Do you have a person or people in your life that always seem to be able to connect you with the right person or company to solve their problem? Some people come by this naturally, like a snowball rolling down a hill, picking up sticks and twigs and rocks, they seem to gather information and bits of knowledge and store it in some back cabinet in their brain, ready to be unleashed at the right moment when someone asks the perfect question.

I never thought I was one of those people - I don’t have a very good memory - but several years ago realized that I had answered the questions “Where do you think I could get floral spray paint on a Sunday?,” “Who has a great mantle that would make a good photoshoot backdrop?,” and “Do you know anyone who has cheap metal shelving looking to get rid of it?,” all in one week. Although I may be a nexus now, I had to train myself to store that information that most people overlook (rightfully so, it’s usually not important in the moment). I am constantly looking and listening for things that may be useful in the future - sales, experts on this or that, stores that have random things or extended hours...anything that could come in handy. Being able to say YES to the strangest inquiries is an infinitely valuable skill as a Right Hand.

I started (pre-iphone) by jotting things down in the margin of my planner (again, not a great memory), and then transitioned to my notes in my phone and computer. Sometimes they would just say things like “Menards - sale on shelves,” or “Anne does freelance calligraphy.” Over time, I needed to write things down less and less, and just pay attention more. My brain started storing these nuggets of information pretty quickly and I was able to call upon them as needed. Admittedly, it has helped being in one city for the last 15 years - that snowball just gets bigger and bigger each year - but anyone can do it, even if you have to start over every once in awhile.

So, how do you become a nexus? 

1. Go to new places! This sounds so simple - but we get in our ruts and and well-worn paths that lead to the same stores, the same events, the same venues... If you try new things, even once a month, it will lead to new information and new discoveries.

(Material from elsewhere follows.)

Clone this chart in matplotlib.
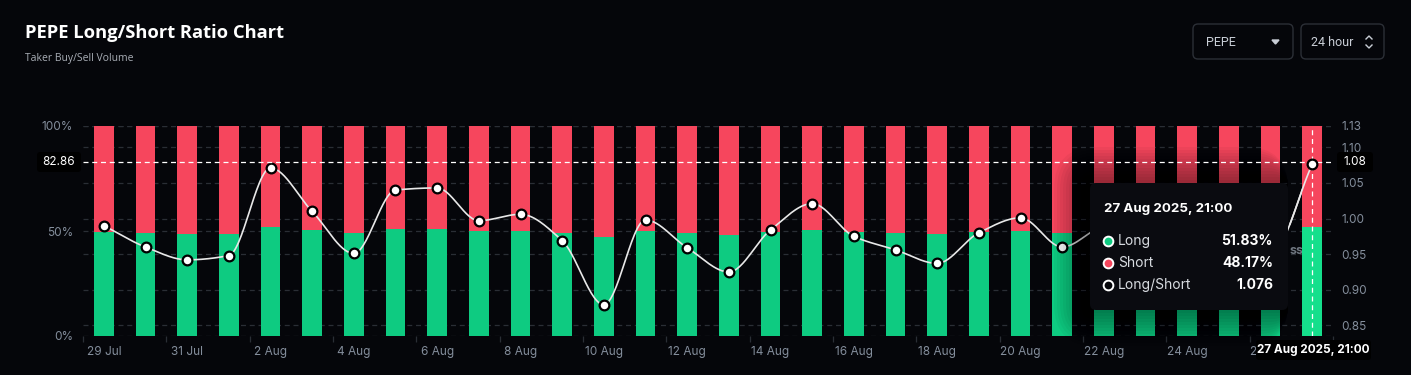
import numpy as np
import pandas as pd
import matplotlib.pyplot as plt
from matplotlib.patches import FancyBboxPatch

# ---- data ----
dates = pd.date_range('2025-07-29', periods=30, freq='D')
date_labels = [f"{d.day} {d.strftime('%b')}" for d in dates]

long_pct = [49.7, 48.9, 48.6, 48.7, 51.8, 50.3, 48.9, 50.95, 51.1, 49.85,
            50.15, 49.2, 47.0, 49.85, 48.9, 48.0, 49.7, 50.6, 49.4, 48.9,
            48.4, 49.7, 50.15, 48.9, 49.7, 50.0, 49.5, 49.0, 48.7, 51.83]
ls_ratio = [0.990, 0.960, 0.942, 0.948, 1.071, 1.010, 0.951, 1.040, 1.043, 0.997,
            1.006, 0.969, 0.879, 0.998, 0.959, 0.925, 0.984, 1.021, 0.975, 0.956,
            0.937, 0.980, 1.001, 0.960, 0.990, 1.000, 0.980, 0.960, 0.950, 1.076]
left_ticks = [0, 50, 100]
right_ticks = [0.85, 0.90, 0.95, 1.00, 1.05, 1.10, 1.13]
cross_left = 82.86
cross_right = 1.08
hover_label = '27 Aug 2025, 21:00'

BG = '#05060a'
GREEN = '#0ecb81'
GREEN_HI = '#15df8c'
RED = '#f6465d'
GRID = '#2a2e35'
TXT = '#848e9c'

W, H = 1411, 375
fig = plt.figure(figsize=(W / 100, H / 100), dpi=100, facecolor=BG)
plt.rcParams['font.family'] = ['Inter', 'DejaVu Sans']


def fx(px):
    return px / W


def fy(py):
    return 1 - py / H


x0, x1, ytop, ybot = 83, 1333, 126, 336
ax = fig.add_axes([fx(x0), fy(ybot), fx(x1 - x0), (ybot - ytop) / H])
ax.set_facecolor(BG)
ax2 = ax.twinx()

n = len(long_pct)
xs = np.arange(n)
longs = np.array(long_pct)
shorts = 100 - longs

# grid lines (all on the bar axes so the bars hide them)
ax.hlines(left_ticks, -0.5, n - 0.5, color=GRID, lw=0.9, ls=(0, (4, 3)), zorder=1)
ax.hlines(right_ticks, -0.5, n - 0.5, color=GRID, lw=0.9, ls=(0, (4, 3)), zorder=1,
          transform=ax2.transData)

green_cols = [GREEN] * (n - 1) + [GREEN_HI]
ax.bar(xs, longs, width=0.47, color=green_cols, zorder=2)
ax.bar(xs, shorts, bottom=longs, width=0.47, color=RED, zorder=2)

ax.set_yticks(left_ticks)
ax.set_yticklabels([f'{v}%' for v in left_ticks])
ax.set_xticks(xs[::2])
ax.set_xticklabels(date_labels[::2])
ax.set_xticks(np.arange(-0.5, n, 2), minor=True)
ax.tick_params(axis='x', which='major', length=0, pad=7, labelsize=8.5, colors=TXT)
ax.tick_params(axis='x', which='minor', length=4, color=GRID, width=0.9)
ax.tick_params(axis='y', length=0, pad=7, labelsize=8.5, colors=TXT)
for s in ax.spines.values():
    s.set_visible(False)


# smooth monotone curve through the ratio points
def monotone(x, y, k=30):
    x = np.asarray(x, float)
    y = np.asarray(y, float)
    h = np.diff(x)
    d = np.diff(y) / h
    m = np.zeros_like(y)
    m[0], m[-1] = d[0], d[-1]
    for i in range(1, len(y) - 1):
        if d[i - 1] * d[i] > 0:
            w1 = 2 * h[i] + h[i - 1]
            w2 = h[i] + 2 * h[i - 1]
            m[i] = (w1 + w2) / (w1 / d[i - 1] + w2 / d[i])
    px, py = [], []
    for i in range(len(x) - 1):
        t = np.linspace(0, 1, k, endpoint=False)
        h00 = 2 * t**3 - 3 * t**2 + 1
        h10 = t**3 - 2 * t**2 + t
        h01 = -2 * t**3 + 3 * t**2
        h11 = t**3 - t**2
        px.append(x[i] + t * h[i])
        py.append(h00 * y[i] + h10 * h[i] * m[i] + h01 * y[i + 1] + h11 * h[i] * m[i + 1])
    px.append([x[-1]])
    py.append([y[-1]])
    return np.concatenate(px), np.concatenate(py)


cx, cy = monotone(xs, ls_ratio)
ax2.plot(cx, cy, color='#e8e8e8', lw=1.2, zorder=3)
ax2.plot(xs[:-1], ls_ratio[:-1], 'o', ms=7, mfc='white', mec='black', mew=1.6, zorder=4)
ax2.set_yticks(right_ticks)
ax2.set_yticklabels([f'{v:.2f}' for v in right_ticks])
ax2.tick_params(axis='y', length=0, pad=6, labelsize=8.5, colors=TXT)
for s in ax2.spines.values():
    s.set_visible(False)

ax.set_xlim(-0.5, n - 0.5)
ax.set_ylim(0, 100)
ax2.set_ylim(0.835, 1.13)

# ---- overlay in pixel coordinates for UI parts ----
ov = fig.add_axes([0, 0, 1, 1])
ov.set_xlim(0, W)
ov.set_ylim(H, 0)
ov.axis('off')
ov.patch.set_alpha(0)

fig.text(fx(25), fy(33), 'PEPE Long/Short Ratio Chart', color='white', fontsize=13.2,
         fontweight='bold', va='center', family=['Open Sans', 'DejaVu Sans'])
fig.text(fx(25), fy(58), 'Taker Buy/Sell Volume', color='#a9aeb6', fontsize=7.5,
         va='center', family=['Open Sans', 'DejaVu Sans'])

# dropdowns
for (bx, bw, label) in [(1193, 100, 'PEPE'), (1301, 83, '24 hour')]:
    ov.add_patch(FancyBboxPatch((bx, 24), bw, 35, boxstyle='round,pad=0,rounding_size=5',
                                fc=BG, ec='#2b2f36', lw=1))
    ov.text(bx + 13 if label == 'PEPE' else bx + 10, 42, label, color='#c9ced6',
            fontsize=9, va='center', family=['Roboto', 'DejaVu Sans'])
ov.fill([1272, 1279, 1275.5], [40, 40, 44], color='#c9ced6')
ov.plot([1366, 1369, 1372], [39, 36, 39], color='#c9ced6', lw=1)
ov.plot([1366, 1369, 1372], [45, 48, 45], color='#c9ced6', lw=1)

# tooltip with soft shadow (left, top and bottom)
tx, ty, tw, th = 1090, 183, 198, 127
for k in range(12, 0, -1):
    e = k * 3
    ov.add_patch(FancyBboxPatch((tx - e, ty - e), tw + e, th + 2 * e,
                                boxstyle=f'round,pad=0,rounding_size={6 + e}',
                                fc='black', ec='none', alpha=0.035, zorder=6))
ov.add_patch(FancyBboxPatch((tx, ty), tw, th, boxstyle='round,pad=0,rounding_size=6',
                            fc='#0a0b10', ec='none', zorder=7))
ov.text(1104, 209, hover_label, color='white', fontsize=9.6, fontweight='bold',
        va='center', zorder=8)
rows = [('Long', f'{long_pct[-1]:.2f}%', GREEN, 'white'),
        ('Short', f'{100 - long_pct[-1]:.2f}%', RED, 'white'),
        ('Long/Short', f'{ls_ratio[-1]:.3f}', BG, 'white')]
for i, (name, val, fc, ec) in enumerate(rows):
    yy = 241 + i * 22
    ov.plot(1108, yy, 'o', ms=7, mfc=fc, mec=ec, mew=1.4, zorder=8)
    ov.text(1118, yy, name, color='#d7dbe0', fontsize=10, va='center', zorder=8)
    ov.text(1273, yy, val, color='white', fontsize=10, fontweight='bold',
            va='center', ha='right', zorder=8)
ov.text(1297, 251, 'ss', color='#6f7680', fontsize=9, fontweight='bold',
        va='center', ha='center', zorder=8)

# hovered bar: crosshair and point drawn above the shadow
hv = fig.add_axes(ax.get_position(), sharex=ax)
hv.axis('off')
hv.patch.set_alpha(0)
hv.bar(xs[-1], longs[-1], width=0.47, color=GREEN_HI)
hv.bar(xs[-1], shorts[-1], bottom=longs[-1], width=0.47, color=RED)
hv.set_ylim(0, 100)
hv.axhline(cross_left, color='white', lw=0.9, ls=(0, (4, 3)))
hv.axvline(xs[-1], color='white', lw=0.9, ls=(0, (4, 3)))
hv2 = hv.twinx()
hv2.axis('off')
hv2.plot(cx[cx >= xs[-2] + 0.45], cy[cx >= xs[-2] + 0.45], color='#e8e8e8', lw=1.2)
hv2.plot(xs[-1], ls_ratio[-1], 'o', ms=7, mfc='white', mec='black', mew=1.6)
hv2.set_ylim(0.835, 1.13)
hv.set_xlim(-0.5, n - 0.5)

# crosshair value labels (topmost overlay)
tg = fig.add_axes([0, 0, 1, 1])
tg.set_xlim(0, W)
tg.set_ylim(H, 0)
tg.axis('off')
tg.patch.set_alpha(0)


def tag(x, y, w, text, bold=False):
    tg.add_patch(FancyBboxPatch((x, y - 10), w, 20, boxstyle='round,pad=0,rounding_size=3',
                                fc='black', ec='none'))
    tg.text(x + w / 2, y, text, color='white', fontsize=8.5, va='center', ha='center',
            fontweight='bold' if bold else 'normal')


tag(37, 162, 44, f'{cross_left:.2f}')
tag(1337, 162, 36, f'{cross_right:.2f}')
tag(1256, 350, 115, hover_label, bold=True)

fig.savefig('out.png', dpi=100, facecolor=BG)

Going to an art opening may lead to meeting a new caterer that will lead to a new venue connection. Heading to a specialty sewing store for thread instead of Joann's may have you meeting a tailor that can help with that last-minute alteration. Which leads me to...

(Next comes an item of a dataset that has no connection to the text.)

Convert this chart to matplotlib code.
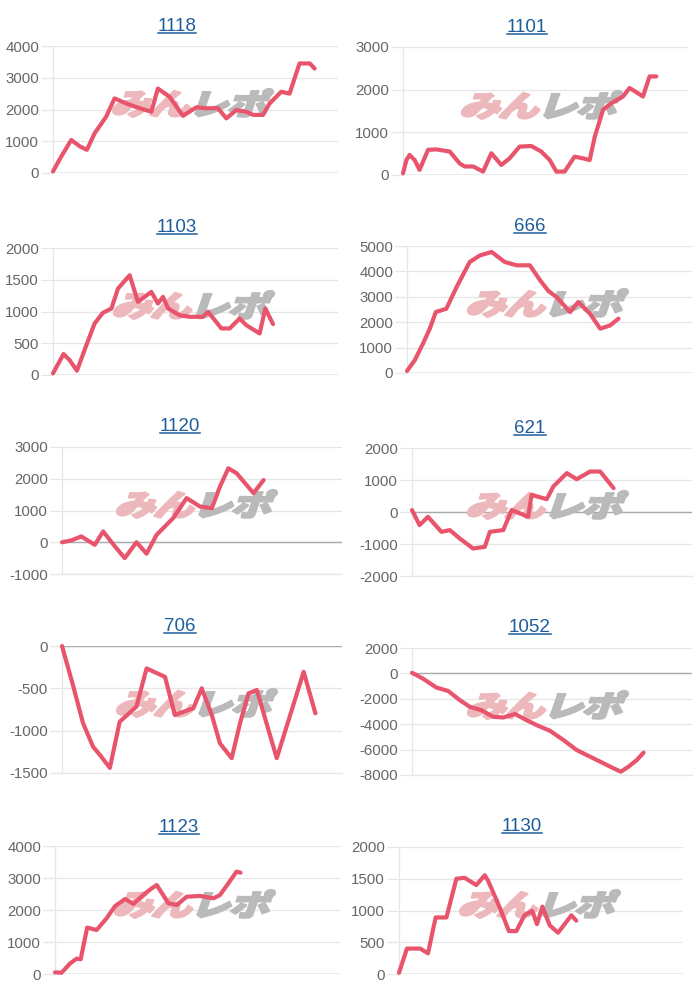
import matplotlib
matplotlib.use("Agg")
import matplotlib.pyplot as plt
from matplotlib.textpath import TextPath
from matplotlib.font_manager import FontProperties
from matplotlib.patches import PathPatch
from matplotlib.transforms import Affine2D
from matplotlib.lines import Line2D

# ---------------- data ----------------
titles = ["1118", "1101", "1103", "666", "1120", "621", "706", "1052", "1123", "1130"]

x_1118 = [0, 2.9, 6.4, 9.4, 11.9, 14.6, 18.7, 21.6, 25.7, 30.4, 34.5, 36.8, 40.9, 45.6,
          50.3, 53.8, 57.9, 60.8, 64.3, 67.8, 70.2, 73.7, 76.0, 80.1, 83.0, 86.5, 90.1, 91.8]
y_1118 = [50, 520, 1040, 840, 730, 1250, 1780, 2350, 2190, 2040, 1930, 2660, 2400, 1800,
          2070, 2040, 2040, 1720, 1980, 1930, 1830, 1830, 2190, 2560, 2500, 3450, 3450, 3290]

x_1101 = [0, 1.2, 2.3, 4.1, 5.8, 8.8, 11.7, 16.4, 19.9, 21.6, 24.6, 28.1, 31.0, 34.5, 37.4, 40.9,
          45.0, 48.5, 51.5, 53.8, 56.7, 60.2, 63.2, 65.5, 67.3, 70.2, 73.1, 77.2, 79.5, 84.2, 86.5, 88.9]
y_1101 = [40, 350, 470, 350, 120, 590, 600, 550, 270, 200, 200, 80, 510, 235, 390, 665,
          680, 550, 350, 80, 80, 430, 390, 350, 900, 1530, 1680, 1840, 2040, 1840, 2310, 2310]

x_1103 = [0, 3.7, 5.8, 8.4, 11.5, 14.6, 17.5, 20.5, 22.8, 26.9, 29.8, 34.5, 36.8, 38.6, 40.4,
          44.4, 48.0, 52.6, 54.4, 59.1, 62.0, 65.5, 67.8, 72.5, 74.5, 77.2]
y_1103 = [26, 330, 236, 68, 445, 812, 979, 1047, 1361, 1571, 1152, 1309, 1126, 1230, 1047,
          942, 916, 916, 995, 733, 733, 890, 785, 654, 1047, 801]

x_666 = [0, 2.7, 5.6, 8.0, 10.1, 13.8, 17.4, 22.0, 25.6, 29.7, 34.3, 38.5, 43.1, 46.7, 49.6,
         52.5, 57.2, 60.1, 64.2, 67.8, 71.3, 74.2]
y_666 = [80, 500, 1155, 1745, 2400, 2530, 3385, 4370, 4630, 4765, 4370, 4240, 4240, 3650, 3230,
         2990, 2400, 2795, 2335, 1745, 1875, 2140]

x_1120 = [0, 3.3, 6.9, 11.7, 14.7, 18.9, 22.4, 26.6, 30.2, 33.8, 39.7, 44.5, 49.3, 53.5, 56.4,
          59.4, 62.4, 68.4, 72.0]
y_1120 = [0, 58, 183, -80, 340, -130, -500, 0, -360, 235, 760, 1390, 1125, 1070, 1750,
          2330, 2170, 1545, 1960]

x_621 = [0, 2.7, 5.7, 10.5, 13.5, 17.1, 21.8, 26.0, 27.8, 32.6, 35.6, 41.5, 42.7, 48.1, 50.5,
         55.3, 58.8, 63.6, 67.2, 72.0]
y_621 = [60, -410, -150, -620, -565, -830, -1140, -1090, -620, -565, 60, -150, 535, 400, 800,
         1215, 1025, 1265, 1265, 745]

x_706 = [0, 3.9, 7.5, 11.1, 13.5, 17.1, 20.6, 26.6, 30.2, 36.8, 40.3, 46.9, 49.9, 53.5, 56.4,
         60.6, 63.6, 66.6, 69.6, 73.2, 76.7, 81.5, 86.3, 90.5]
y_706 = [0, -460, -910, -1190, -1285, -1440, -895, -715, -265, -365, -815, -735, -500, -815, -1150,
         -1325, -910, -560, -520, -930, -1325, -815, -305, -795]

x_1052 = [0, 3.9, 8.7, 12.9, 17.1, 20.6, 24.8, 29.0, 32.6, 36.8, 40.9, 44.5, 49.3, 54.1, 58.8,
          63.6, 68.4, 72.0, 74.6, 77.3, 80.3, 82.7]
y_1052 = [50, -410, -1115, -1380, -2110, -2630, -2900, -3420, -3470, -3200, -3680, -4070, -4520,
          -5250, -6030, -6560, -7080, -7475, -7740, -7345, -6820, -6240]

x_1123 = [0, 2.3, 5.3, 7.6, 9.0, 11.3, 14.6, 18.1, 21.1, 24.6, 27.5, 31.0, 33.9, 35.7, 39.8,
          42.7, 46.2, 50.9, 55.6, 57.9, 60.8, 63.7, 65.1]
y_1123 = [50, 40, 330, 480, 460, 1450, 1375, 1740, 2125, 2345, 2190, 2470, 2675, 2780, 2210,
          2155, 2415, 2440, 2365, 2470, 2830, 3200, 3165]

x_1130 = [0, 2.8, 7.5, 10.2, 12.9, 16.7, 20.2, 23.1, 27.2, 30.2, 31.3, 35.4, 38.7, 41.3, 44.2,
          46.9, 48.6, 50.5, 53.1, 56.0, 60.7, 62.4]
y_1130 = [20, 400, 400, 325, 890, 890, 1500, 1515, 1400, 1555, 1475, 1055, 675, 675, 925,
          995, 785, 1060, 765, 650, 925, 840]

xs = [x_1118, x_1101, x_1103, x_666, x_1120, x_621, x_706, x_1052, x_1123, x_1130]
ys = [y_1118, y_1101, y_1103, y_666, y_1120, y_621, y_706, y_1052, y_1123, y_1130]

# y axis (min, max, step)
y_axes = [(0, 4000, 1000), (0, 3000, 1000), (0, 2000, 500), (0, 5000, 1000),
          (-1000, 3000, 1000), (-2000, 2000, 1000), (-1500, 0, 500), (-8000, 2000, 2000),
          (0, 4000, 1000), (0, 2000, 500)]

# ---------------- layout (pixels) ----------------
W, H = 700, 1000
boxes = [(53, 46, 338, 173), (403, 47, 688, 175),
         (53, 248, 338, 375), (407, 246, 692, 373),
         (62, 447, 342, 574), (412, 448, 692, 576),
         (62, 646, 342, 773), (412, 648, 692, 775),
         (55, 846, 340, 974), (399, 847, 683, 974)]
title_pos = [(177, 31), (527, 32), (177, 232), (530, 231), (180, 431),
             (530, 433), (180, 631), (530, 632), (179, 832), (522, 831)]
wm_pos = [(193, 103), (542, 105), (194, 305), (548, 303), (197, 504),
          (548, 505), (197, 703), (548, 705), (195, 904), (540, 904)]

LINE_COLOR = "#e9546d"
GRID_COLOR = "#e6e6e6"
ZERO_COLOR = "#ababab"
TITLE_COLOR = "#1f5e9c"
TICK_COLOR = "#666666"

plt.rcParams["font.family"] = ["Liberation Sans", "DejaVu Sans"]

fig = plt.figure(figsize=(W / 100, H / 100), dpi=100)
fig.patch.set_facecolor("white")

wm_font = FontProperties(family="Noto Sans CJK JP", weight="heavy")
wm_chars = ["み", "ん", "レ", "ポ"]
wm_colors = ["#edb8bc", "#edb8bc", "#bababa", "#bababa"]


def add_watermark(ax, cx, cy, width=160, height=28):
    paths = [TextPath((i * 0.95, 0), ch, size=1, prop=wm_font) for i, ch in enumerate(wm_chars)]
    skew = Affine2D().skew_deg(14, 0)
    exts = [skew.transform_path(p).get_extents() for p in paths]
    x0 = min(e.x0 for e in exts)
    x1 = max(e.x1 for e in exts)
    y0 = min(e.y0 for e in exts)
    y1 = max(e.y1 for e in exts)
    sx = width / (x1 - x0)
    sy = height / (y1 - y0)
    trf = (Affine2D().skew_deg(14, 0).translate(-x0, -y0).scale(sx, sy)
           .translate(cx - width / 2, H - cy - height / 2))
    for p, col in zip(paths, wm_colors):
        patch = PathPatch(p, transform=trf, facecolor=col, edgecolor=col, linewidth=1.6,
                          joinstyle="round", zorder=1, clip_on=False)
        ax.add_artist(patch)


for i in range(10):
    l, t, r, b = boxes[i]
    ax = fig.add_axes([l / W, 1 - b / H, (r - l) / W, (b - t) / H])
    ymin, ymax, step = y_axes[i]
    ax.set_xlim(0, 100)
    ax.set_ylim(ymin, ymax)
    ticks = list(range(ymin, ymax + 1, step))
    ax.set_yticks(ticks)
    ax.set_yticklabels([str(v) for v in ticks])
    ax.set_xticks([])
    ax.set_axisbelow(True)
    ax.yaxis.grid(True, color=GRID_COLOR, linewidth=0.9)
    for s in ["top", "right", "bottom"]:
        ax.spines[s].set_visible(False)
    ax.spines["left"].set_color(GRID_COLOR)
    ax.spines["left"].set_linewidth(0.9)
    ax.tick_params(axis="y", length=9, width=0.9, color=GRID_COLOR,
                   labelsize=10.8, labelcolor=TICK_COLOR, pad=1)
    ax.axhline(0, color=ZERO_COLOR, linewidth=1.0, zorder=0.6)
    if ymin != 0:
        ax.axhline(ymin, color=GRID_COLOR, linewidth=0.9, zorder=0.6, clip_on=False)
    add_watermark(ax, *wm_pos[i])
    ax.plot(xs[i], ys[i], color=LINE_COLOR, linewidth=3.0, solid_joinstyle="round",
            solid_capstyle="round", zorder=3, clip_on=False)

renderer = fig.canvas.get_renderer()
for i in range(10):
    cx, by = title_pos[i]
    txt = fig.text(cx / W, 1 - by / H, titles[i], ha="center", va="baseline",
                   fontsize=13.5, color=TITLE_COLOR)
    bb = txt.get_window_extent(renderer)
    uy = (H - by - 2.2) / H
    fig.add_artist(Line2D([bb.x0 / W, bb.x1 / W], [uy, uy], transform=fig.transFigure,
                          color=TITLE_COLOR, linewidth=1.1))

fig.savefig("out.png", dpi=100, facecolor="white")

2. Talk to the experts! If you know a nexus, hang out with them! And as you travel around, get to know the people who are best at what they do. These people are founts of information and most will be eager to talk your ear off. Listen, learn, and log what may be helpful. These may be your favorite conversations!

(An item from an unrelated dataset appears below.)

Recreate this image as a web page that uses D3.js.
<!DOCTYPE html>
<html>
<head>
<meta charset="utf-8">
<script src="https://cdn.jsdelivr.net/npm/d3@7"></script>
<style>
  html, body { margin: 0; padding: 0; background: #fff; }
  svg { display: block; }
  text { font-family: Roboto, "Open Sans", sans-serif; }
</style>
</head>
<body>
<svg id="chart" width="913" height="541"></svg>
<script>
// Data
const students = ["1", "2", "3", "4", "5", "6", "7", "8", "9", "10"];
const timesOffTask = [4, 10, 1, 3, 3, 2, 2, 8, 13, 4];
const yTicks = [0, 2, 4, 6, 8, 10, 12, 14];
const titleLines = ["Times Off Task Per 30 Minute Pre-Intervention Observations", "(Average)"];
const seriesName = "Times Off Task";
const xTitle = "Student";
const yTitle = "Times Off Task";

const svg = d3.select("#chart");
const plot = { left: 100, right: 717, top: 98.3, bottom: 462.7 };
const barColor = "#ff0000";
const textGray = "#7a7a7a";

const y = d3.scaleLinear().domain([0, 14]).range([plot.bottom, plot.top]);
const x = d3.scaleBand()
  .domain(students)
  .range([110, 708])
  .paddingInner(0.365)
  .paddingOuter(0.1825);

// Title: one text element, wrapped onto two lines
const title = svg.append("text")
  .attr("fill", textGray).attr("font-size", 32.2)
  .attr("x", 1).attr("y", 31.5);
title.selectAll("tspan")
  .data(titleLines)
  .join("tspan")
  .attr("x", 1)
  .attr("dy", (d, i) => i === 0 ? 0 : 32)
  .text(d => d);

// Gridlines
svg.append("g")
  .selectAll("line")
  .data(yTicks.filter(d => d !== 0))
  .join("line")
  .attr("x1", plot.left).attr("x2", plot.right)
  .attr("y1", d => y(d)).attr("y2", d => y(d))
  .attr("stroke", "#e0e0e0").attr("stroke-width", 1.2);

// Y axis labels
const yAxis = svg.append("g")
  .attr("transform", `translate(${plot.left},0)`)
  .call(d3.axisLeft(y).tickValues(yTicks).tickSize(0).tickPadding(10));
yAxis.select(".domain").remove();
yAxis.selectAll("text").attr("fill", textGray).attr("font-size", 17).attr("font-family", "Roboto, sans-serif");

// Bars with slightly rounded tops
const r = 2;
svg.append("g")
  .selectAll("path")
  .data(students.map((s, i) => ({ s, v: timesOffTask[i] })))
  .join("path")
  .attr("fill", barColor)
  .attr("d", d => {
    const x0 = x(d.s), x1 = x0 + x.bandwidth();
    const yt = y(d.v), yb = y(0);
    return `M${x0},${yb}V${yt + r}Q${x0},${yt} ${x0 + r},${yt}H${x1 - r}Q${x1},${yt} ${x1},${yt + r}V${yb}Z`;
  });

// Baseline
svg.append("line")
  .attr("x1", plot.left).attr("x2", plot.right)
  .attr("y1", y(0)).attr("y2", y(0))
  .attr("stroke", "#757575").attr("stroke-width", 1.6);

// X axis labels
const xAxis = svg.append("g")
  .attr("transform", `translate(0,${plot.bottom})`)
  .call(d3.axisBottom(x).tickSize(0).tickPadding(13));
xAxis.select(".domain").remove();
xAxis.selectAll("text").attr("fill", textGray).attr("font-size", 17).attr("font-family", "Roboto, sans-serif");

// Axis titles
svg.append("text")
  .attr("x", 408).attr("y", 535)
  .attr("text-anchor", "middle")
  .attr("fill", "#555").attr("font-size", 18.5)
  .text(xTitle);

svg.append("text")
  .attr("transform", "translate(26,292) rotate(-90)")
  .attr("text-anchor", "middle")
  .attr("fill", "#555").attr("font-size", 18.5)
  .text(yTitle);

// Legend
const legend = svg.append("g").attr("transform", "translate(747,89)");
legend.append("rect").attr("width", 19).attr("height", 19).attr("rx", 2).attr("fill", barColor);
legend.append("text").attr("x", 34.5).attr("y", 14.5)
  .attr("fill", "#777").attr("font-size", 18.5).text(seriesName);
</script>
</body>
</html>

3. Write. It. Down. I said before, I don't have a great memory but I have been able to develop the ability to have a mental card catalog of weird info by now. But, at first, I wrote down what I thought was interesting. If you need that, keep a little journal with you and develop a way to keep them organized. 

You may never need 90% of the information you collect, but you will be so thankful that you were able to quickly recall the rest and say YES to the weird questions - where to rent a giant inflatable nutcracker, find 108" turquoise linens at 11pm on a Tuesday night, or find a machinist to create a custom bolt to fix an 1890's printing press. I promise - I was!